The second lecture in the limelight-arts-travel series is a time-travel through Nerida Newbigin’s expertise into the Renaissance world of Florence where mystery and miracle plays, and processions, were de rigueur.

One of my first acquaintances with Florence came so many years ago when reading one of my now favourite books, E.M. Forster’s A Room with a View.

Set in England’s Edwardian era in the wake of The Grand Tour, Miss Lucy Honeychurch travels to Florence for cultural enlightenment where she meets the gorgeous, but lower-class George Emerson, who is searching for life’s hope and meaning.

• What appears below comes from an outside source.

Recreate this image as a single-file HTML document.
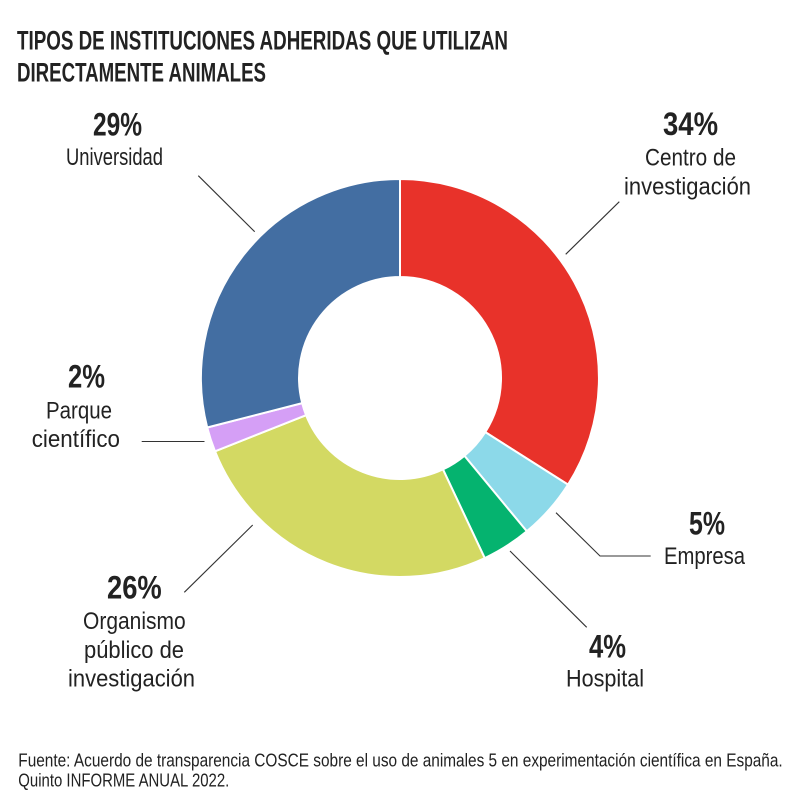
<!DOCTYPE html>
<html>
<head>
<meta charset="utf-8">
<style>
  html, body { margin: 0; padding: 0; background: #ffffff; }
  svg { display: block; }
  text { font-family: "Liberation Sans", sans-serif; fill: #222222; }
  .t { font-weight: bold; font-size: 26.5px; }
  .p { font-weight: bold; font-size: 32px; }
  .l { font-size: 24.5px; }
  .f { font-size: 18px; }
</style>
</head>
<body>
<svg width="800" height="800" viewBox="0 0 800 800" xmlns="http://www.w3.org/2000/svg">
  <rect width="800" height="800" fill="#ffffff"/>

  <!-- Title -->
  <text class="t" x="17" y="49.3" textLength="491" lengthAdjust="spacingAndGlyphs">TIPOS DE INSTITUCIONES ADHERIDAS QUE UTILIZAN</text>
  <text class="t" x="17" y="81.3" textLength="249" lengthAdjust="spacingAndGlyphs">DIRECTAMENTE ANIMALES</text>

  <!-- Donut -->
  <g stroke="#ffffff" stroke-width="2" stroke-linejoin="round">
    <!-- Centro de investigación 34% -->
    <path d="M400,179 A199,199 0 0 1 568.0,484.6 L485.3,432.1 A101,101 0 0 0 400,277 Z" fill="#E8322A"/>
    <!-- Empresa 5% -->
    <path d="M568.0,484.6 A199,199 0 0 1 526.8,531.3 L464.4,455.8 A101,101 0 0 0 485.3,432.1 Z" fill="#8CD9E9"/>
    <!-- Hospital 4% -->
    <path d="M526.8,531.3 A199,199 0 0 1 484.7,558.1 L443.0,469.4 A101,101 0 0 0 464.4,455.8 Z" fill="#05B36F"/>
    <!-- Organismo público 26% -->
    <path d="M484.7,558.1 A199,199 0 0 1 215.0,451.3 L306.1,415.2 A101,101 0 0 0 443.0,469.4 Z" fill="#D3D963"/>
    <!-- Parque científico 2% -->
    <path d="M215.0,451.3 A199,199 0 0 1 207.2,427.5 L302.2,403.1 A101,101 0 0 0 306.1,415.2 Z" fill="#D59FF6"/>
    <!-- Universidad 29% -->
    <path d="M207.2,427.5 A199,199 0 0 1 400,179 L400,277 A101,101 0 0 0 302.2,403.1 Z" fill="#436EA2"/>
  </g>

  <!-- Leader lines -->
  <g stroke="#333333" stroke-width="1.1" fill="none">
    <line x1="198.3" y1="175.7" x2="254.7" y2="231.7"/>
    <line x1="619.3" y1="201.7" x2="565.7" y2="254.3"/>
    <line x1="141.7" y1="441.5" x2="204.5" y2="441.5"/>
    <line x1="184.3" y1="592.3" x2="252.7" y2="525"/>
    <polyline points="556,512.7 600,556 650.7,556"/>
    <line x1="510" y1="551" x2="586.7" y2="627.3"/>
  </g>

  <!-- Labels -->
  <text class="p" x="93" y="135.5" textLength="49" lengthAdjust="spacingAndGlyphs">29%</text>
  <text class="l" x="66" y="165" textLength="97" lengthAdjust="spacingAndGlyphs">Universidad</text>

  <text class="p" x="663" y="135" textLength="55" lengthAdjust="spacingAndGlyphs">34%</text>
  <text class="l" x="645" y="165.5" textLength="91" lengthAdjust="spacingAndGlyphs">Centro de</text>
  <text class="l" x="624" y="194.3" textLength="127" lengthAdjust="spacingAndGlyphs">investigación</text>

  <text class="p" x="68" y="387.7" textLength="37" lengthAdjust="spacingAndGlyphs">2%</text>
  <text class="l" x="46" y="418.3" textLength="66" lengthAdjust="spacingAndGlyphs">Parque</text>
  <text class="l" x="31.7" y="447" textLength="88.3" lengthAdjust="spacingAndGlyphs">científico</text>

  <text class="p" x="107" y="598.3" textLength="54.7" lengthAdjust="spacingAndGlyphs">26%</text>
  <text class="l" x="83" y="629" textLength="102.7" lengthAdjust="spacingAndGlyphs">Organismo</text>
  <text class="l" x="84" y="658" textLength="100" lengthAdjust="spacingAndGlyphs">público de</text>
  <text class="l" x="68" y="686.7" textLength="127" lengthAdjust="spacingAndGlyphs">investigación</text>

  <text class="p" x="689" y="534.3" textLength="36" lengthAdjust="spacingAndGlyphs">5%</text>
  <text class="l" x="664" y="564" textLength="81" lengthAdjust="spacingAndGlyphs">Empresa</text>

  <text class="p" x="589" y="657.7" textLength="37" lengthAdjust="spacingAndGlyphs">4%</text>
  <text class="l" x="566" y="686.7" textLength="78" lengthAdjust="spacingAndGlyphs">Hospital</text>

  <!-- Footer -->
  <text class="f" x="18.3" y="766.7" textLength="764.4" lengthAdjust="spacingAndGlyphs">Fuente: Acuerdo de transparencia COSCE sobre el uso de animales 5 en experimentación científica en España.</text>
  <text class="f" x="18.3" y="786.7" textLength="211" lengthAdjust="spacingAndGlyphs">Quinto INFORME ANUAL 2022.</text>
</svg>
</body>
</html>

At one point George says, ‘… you are NOT to look at your Baedeker. Give it to me … we shall simply drift.’ And further into their drifting exploration, ‘The well-known world had broken up, and there emerged Florence, a magic city where people thought and did the most extraordinary things.’

Founded in 59BC as a settlement for Julius Caesar’s former soldiers, the city name was Colonia Florentia, meaning flowering colony. How apt was that to become when during the Renaissance creative experimentation was flourishing.

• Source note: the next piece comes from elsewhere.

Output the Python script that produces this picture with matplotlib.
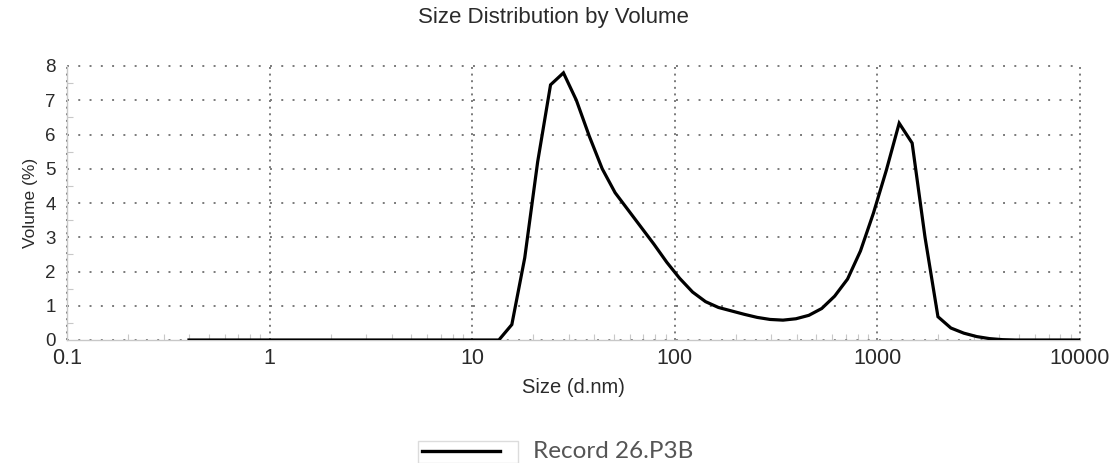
import matplotlib
matplotlib.use("Agg")
import matplotlib.pyplot as plt
from matplotlib.lines import Line2D
from matplotlib.patches import Rectangle
from matplotlib.ticker import AutoMinorLocator, LogLocator, NullFormatter

# size bins (d.nm) and volume (%) for the record
size_nm = [0.4, 0.4632, 0.5365, 0.6213, 0.7195, 0.8332, 0.9649, 1.117, 1.294, 1.499,
           1.736, 2.010, 2.328, 2.696, 3.122, 3.615, 4.187, 4.849, 5.615, 6.503,
           7.531, 8.721, 10.10, 11.70, 13.54, 15.69, 18.17, 21.04, 24.36, 28.21,
           32.67, 37.84, 43.82, 50.75, 58.77, 68.06, 78.82, 91.28, 105.7, 122.4,
           141.8, 164.2, 190.1, 220.2, 255.0, 295.3, 342.0, 396.1, 458.7, 531.2,
           615.1, 712.4, 825.0, 955.4, 1106, 1281, 1484, 1718, 1990, 2305,
           2669, 3091, 3580, 4145, 4801, 5560, 6439, 7456, 8635, 10000]
volume_pct = [0, 0, 0, 0, 0, 0, 0, 0, 0, 0,
              0, 0, 0, 0, 0, 0, 0, 0, 0, 0,
              0, 0, 0, 0, 0, 0.45, 2.4, 5.2, 7.45, 7.8,
              7.0, 5.95, 5.0, 4.3, 3.8, 3.3, 2.8, 2.27, 1.8, 1.4,
              1.12, 0.95, 0.85, 0.75, 0.66, 0.6, 0.58, 0.62, 0.72, 0.92,
              1.28, 1.78, 2.6, 3.7, 4.95, 6.33, 5.75, 3.0, 0.68, 0.35,
              0.2, 0.1, 0.04, 0.01, 0, 0, 0, 0, 0, 0]

x_ticks = [0.1, 1, 10, 100, 1000, 10000]
x_labels = ["0.1", "1", "10", "100", "1000", "10000"]
record_name = "Record 26.P3B"

plt.rcParams["font.family"] = ["Liberation Sans", "DejaVu Sans"]
txt = "#2a2a2a"

fig = plt.figure(figsize=(11.18, 4.63), dpi=100)
ax = fig.add_axes([67 / 1118, 1 - 340 / 463, 1013 / 1118, 274 / 463])

ax.plot(size_nm, volume_pct, color="black", lw=2.3, solid_joinstyle="miter", zorder=3)

ax.set_xscale("log")
ax.set_xlim(0.1, 10000)
ax.set_ylim(0, 8)
ax.set_xticks(x_ticks)
ax.set_xticklabels(x_labels)
ax.set_yticks(range(0, 9))
ax.xaxis.set_minor_locator(LogLocator(base=10, subs=range(2, 10)))
ax.xaxis.set_minor_formatter(NullFormatter())
ax.yaxis.set_minor_locator(AutoMinorLocator(2))

ax.tick_params(axis="x", which="major", length=0, pad=6, labelsize=15.5, labelcolor=txt)
ax.tick_params(axis="y", which="major", length=0, pad=8, labelsize=13.5, labelcolor=txt)
ax.tick_params(which="minor", direction="in", length=4, width=0.8, color="#c8c8c8")

for side in ["top", "right"]:
    ax.spines[side].set_visible(False)
for side in ["left", "bottom"]:
    ax.spines[side].set_color("#c8c8c8")
    ax.spines[side].set_linewidth(1.0)

ax.yaxis.grid(True, which="major", linestyle=(0, (1, 4.8)), color="#7a7a7a", lw=1.4)
ax.xaxis.grid(True, which="major", linestyle=(0, (1, 2.4)), color="#7a7a7a", lw=1.4)
for gl in ax.get_xgridlines() + ax.get_ygridlines():
    gl.set_clip_on(False)
ax.set_axisbelow(True)

ax.set_xlabel("Size (d.nm)", fontsize=14.5, color=txt, labelpad=6)
ax.set_ylabel("Volume (%)", fontsize=12.5, color=txt, labelpad=5)
fig.text(553 / 1118, 1 - 17 / 463, "Size Distribution by Volume", ha="center", va="center",
         fontsize=16, color=txt)

# legend drawn by hand: framed line sample with the record name beside it
fig.add_artist(Rectangle((418 / 1118, 0), 100 / 1118, 1 - 441 / 463, transform=fig.transFigure,
                         fill=False, edgecolor="#dcdcdc", lw=1.0))
fig.add_artist(Line2D([422 / 1118, 500 / 1118], [1 - 451 / 463] * 2, transform=fig.transFigure,
                      color="black", lw=2.4))
fig.text(533 / 1118, 1 - 451 / 463, record_name, ha="left", va="center", fontsize=17.5,
         family="Lato", color="#555555")

fig.savefig("out.png", dpi=100)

One of my own hand-painted cards bought while in Florence

Even after my own explorations of Florence and the nearby hill town of Fiesole, where during the Renaissance, Leonardo da Vinci used its slopes as a launching pad for his flying machines, I was enriched by the layering of Nerida Newbigin’s lecture.

Florence at the time was the city of creatives: the Medici family, Petrarch, Giotto, Dante, da Vinci, Brunelleschi and Machiavelli et al. It was the centre of drama where performance spaces included barges on the river Arno, churches, piazzas and cloisters.

Nerida Newbigin enlightening us about Machiavelli

Public and private performances were everywhere. Many of the paintings and frescoes seen today reflect these experiences.

Florence was the epicentre of the Renaissance: the blossoming of the arts, humanism, technology and scientific discoveries. All of which melded into the performance space.

Weddings were celebrated with liveried musicians where trumpeters were hired or poached from visiting princes. Professional poets – canterini – accompanying themselves on violas would sing of saints and battles.

Feast days (like today in Italy) were scenes of great entertainment for the people. Churches had extensive ‘stage’ equipment built into their domes where Christ or the Virgin Mary would ascend into the heavens. Children from the orphanages dressed as angels and boy sopranos were given red stockings as payment for singing.  They can be seen in many of the church’s paintings.

From Nerida Newbigin’s slide show showing the hoist used for the Feast of the Annunciation

Haloes on the performers were packed with gunpowder – a dove was attached to a line with a light that would fly along the row of halos igniting them to represent the enlightenment of the Holy Spirit. What a spectacle! That is until a fire in Santo Spirito burnt it to the ground.

It was a time of processions and horse racing and betting as part of the celebrations, as were processions of drummers and flag throwers – much like I saw recently in Siena.

Flag throwers and drummers in Siena

Art and pageantry evolved into performing troupes travelling from city to city in the form of the Commedia dell’arte.

My own collected postcards of Commedia dell’arte performers

This and so much more was gleaned through Nerida Newbigin’s extensive and richly-sourced lecture; a renaissance of its own in offering an awakening to those on the other side of the zoom screen.

And to once again look at Florence through the eyes of George Emerson in A Room with a View … ‘Italy … it gave her light, and – which he held more precious – it gave her shadow.’